Matthew 27:62-66
The next day, that is, after the day of Preparation, the chief priests and the Pharisees gathered before Pilate and said, “Sir, we remember what that impostor said while he was still alive, ‘After three days I will rise again.’ Therefore command that the tomb be made secure until the third day; otherwise his disciples may go and steal him away, and tell the people, ‘He has been raised from the dead,’ and the last deception would be worse than the first.” Pilate said to them, “You have a guard of soldiers; go, make it as secure as you can.” So they went with the guard and made the tomb secure by sealing the stone.
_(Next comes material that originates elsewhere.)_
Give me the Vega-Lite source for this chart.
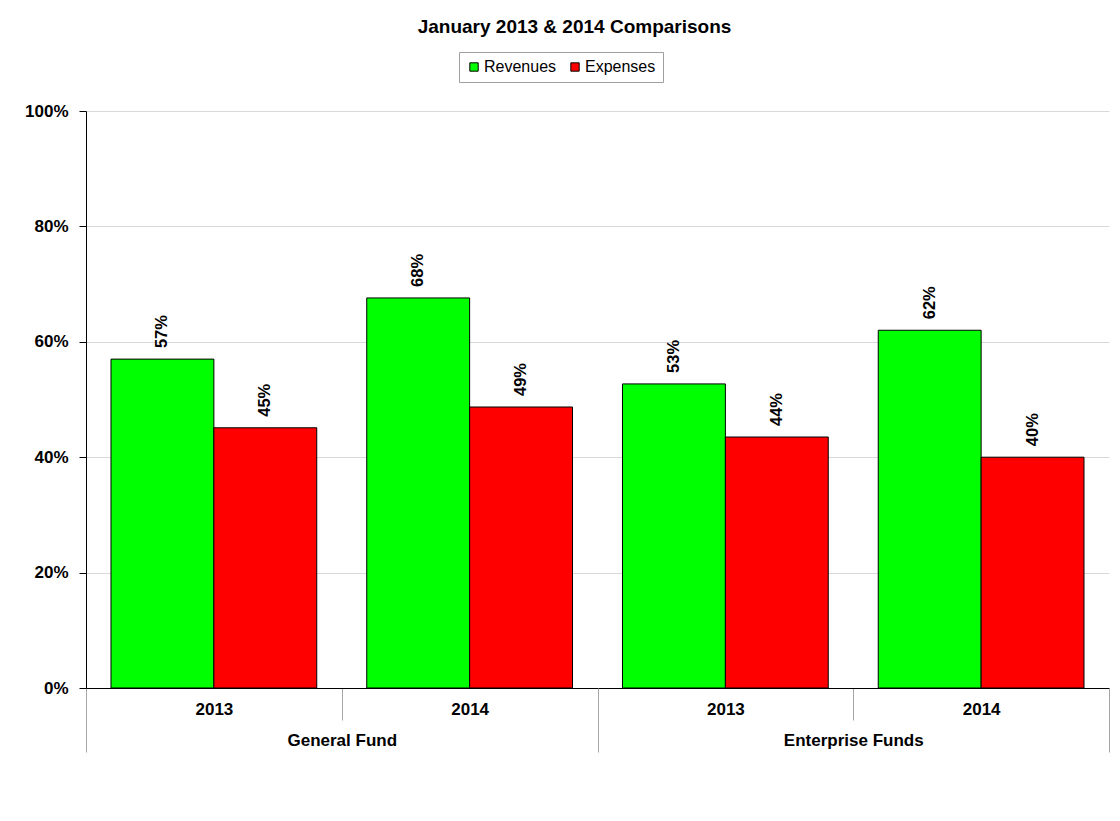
{
  "$schema": "https://vega.github.io/schema/vega-lite/v6.json",
  "autosize": "none",
  "width": 1023,
  "height": 577,
  "padding": {"left": 86, "top": 111, "right": 11, "bottom": 133},
  "background": "white",
  "config": {
    "font": "Liberation Sans",
    "view": {"stroke": null}
  },
  "title": {
    "text": "January 2013 & 2014 Comparisons",
    "fontSize": 19,
    "fontWeight": "bold",
    "font": "Liberation Sans",
    "color": "black",
    "anchor": "middle",
    "frame": "group",
    "dx": -23,
    "dy": -11
  },
  "data": {
    "values": [
      {"group": "General Fund 2013", "fund": "General Fund", "series": "Revenues", "value": 0.570},
      {"group": "General Fund 2013", "fund": "General Fund", "series": "Expenses", "value": 0.451},
      {"group": "General Fund 2014", "fund": "General Fund", "series": "Revenues", "value": 0.676},
      {"group": "General Fund 2014", "fund": "General Fund", "series": "Expenses", "value": 0.487},
      {"group": "Enterprise Funds 2013", "fund": "Enterprise Funds", "series": "Revenues", "value": 0.527},
      {"group": "Enterprise Funds 2013", "fund": "Enterprise Funds", "series": "Expenses", "value": 0.435},
      {"group": "Enterprise Funds 2014", "fund": "Enterprise Funds", "series": "Revenues", "value": 0.620},
      {"group": "Enterprise Funds 2014", "fund": "Enterprise Funds", "series": "Expenses", "value": 0.400}
    ]
  },
  "layer": [
    {
      "encoding": {
        "x": {
          "field": "group", "type": "nominal", "sort": null,
          "scale": {"paddingInner": 0, "paddingOuter": 0},
          "axis": {
            "title": null, "labelAngle": 0, "orient": "bottom",
            "labelExpr": "slice(datum.label, -4)",
            "labelFont": "Liberation Sans", "labelFontSize": 17, "labelFontWeight": "bold", "labelColor": "black",
            "tickBand": "extent", "tickSize": 32, "tickColor": "#a6a6a6", "tickWidth": 1,
            "labelPadding": -19, "domainColor": "black", "domainWidth": 1
          }
        },
        "xOffset": {
          "field": "series", "type": "nominal", "sort": ["Revenues", "Expenses"],
          "scale": {"paddingInner": 0, "paddingOuter": 0.243}
        },
        "y": {
          "field": "value", "type": "quantitative",
          "scale": {"domain": [0, 1], "nice": false},
          "axis": {
            "title": null, "format": ".0%", "values": [0, 0.2, 0.4, 0.6, 0.8, 1],
            "labelFont": "Liberation Sans", "labelFontSize": 17, "labelFontWeight": "bold", "labelColor": "black",
            "tickSize": 7, "tickColor": "black", "labelPadding": 11,
            "domainColor": "black", "gridColor": "#d9d9d9", "grid": true
          }
        }
      },
      "layer": [
        {
          "mark": {"type": "bar", "stroke": "black", "strokeWidth": 1},
          "encoding": {
            "color": {
              "field": "series", "type": "nominal", "sort": ["Revenues", "Expenses"],
              "scale": {"domain": ["Revenues", "Expenses"], "range": ["#00ff00", "#ff0000"]},
              "legend": {
                "title": null, "orient": "none", "direction": "horizontal",
                "legendX": 373, "legendY": -59,
                "symbolType": "square", "symbolSize": 70, "symbolStrokeColor": "black", "symbolStrokeWidth": 1,
                "symbolOpacity": 1,
                "labelFont": "Liberation Sans", "labelFontSize": 16, "labelColor": "black",
                "strokeColor": "#a0a0a0", "fillColor": "white", "padding": 7, "columnPadding": 10, "labelOffset": 2
              }
            }
          }
        },
        {
          "mark": {"type": "text", "angle": 270, "align": "left", "baseline": "middle", "dx": 11,
                   "font": "Liberation Sans", "fontSize": 16.5, "fontWeight": "bold", "color": "black"},
          "encoding": {
            "text": {"field": "value", "type": "quantitative", "format": ".0%"}
          }
        }
      ]
    },
    {
      "mark": {"type": "text", "text": ""},
      "encoding": {
        "x": {
          "field": "fund", "type": "nominal", "sort": null,
          "scale": {"paddingInner": 0, "paddingOuter": 0},
          "axis": {
            "title": null, "labelAngle": 0, "orient": "bottom",
            "labelFont": "Liberation Sans", "labelFontSize": 17, "labelFontWeight": "bold", "labelColor": "black",
            "tickBand": "extent", "tickSize": 64, "tickColor": "#a6a6a6", "tickWidth": 1,
            "labelPadding": -20, "domain": false
          }
        },
        "y": {"field": "value", "type": "quantitative"}
      }
    }
  ],
  "resolve": {"scale": {"x": "independent"}, "axis": {"x": "independent"}}
}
The request for guards to be posted at Jesus’ tomb is another detail unique to Matthew. It seems likely that one of the rumors that plagued Matthew’s community was, in fact, the charge that Jesus’ disciples had stolen his body in order to claim resurrection. And so Matthew deals with that via his narrative by sharing the account of the guard detail.
Once again, the Romans come off in a slightly better light than do the Jewish religious authorities, as it is the Pharisees who request the tomb and Pilate who, rather than send his own soldiers, tells them to see to the matter themselves.
But this brief scene serves another purpose, too, as it sets up the climatic reversal to come. For Pilate’s command is to make the tomb “as secure as you can.” And they do, sealing the stone shut. But, as readers of the gospel both then and now know, no human effort can prevail against God’s intention to resurrect the Christ and renew humanity and, indeed, the cosmos, by defeating death once and for all.
The Pharisees in this story are neither the first nor last to attempt to take matters into their own hands, to secure their fate and future by their own means, and to order the world as they desire. We see such attempts everywhere, not least in our own lives and homes. But now as then, such efforts finally are futile, for whether noble or self-serving they are all bounded by the mortality that is ours as children of Adam and Eve. For this reason, God enters into our story not to fix us or change us or improve us, but to redeem and resurrect us. Jesus, as the Apostle Paul says, is the first fruits of this redemption, the sign and promise of all that is to come.
Prayer: Dear God, we give you thanks that your will to love and redeem all will not be thwarted…even by our best efforts. In Jesus’ name, Amen.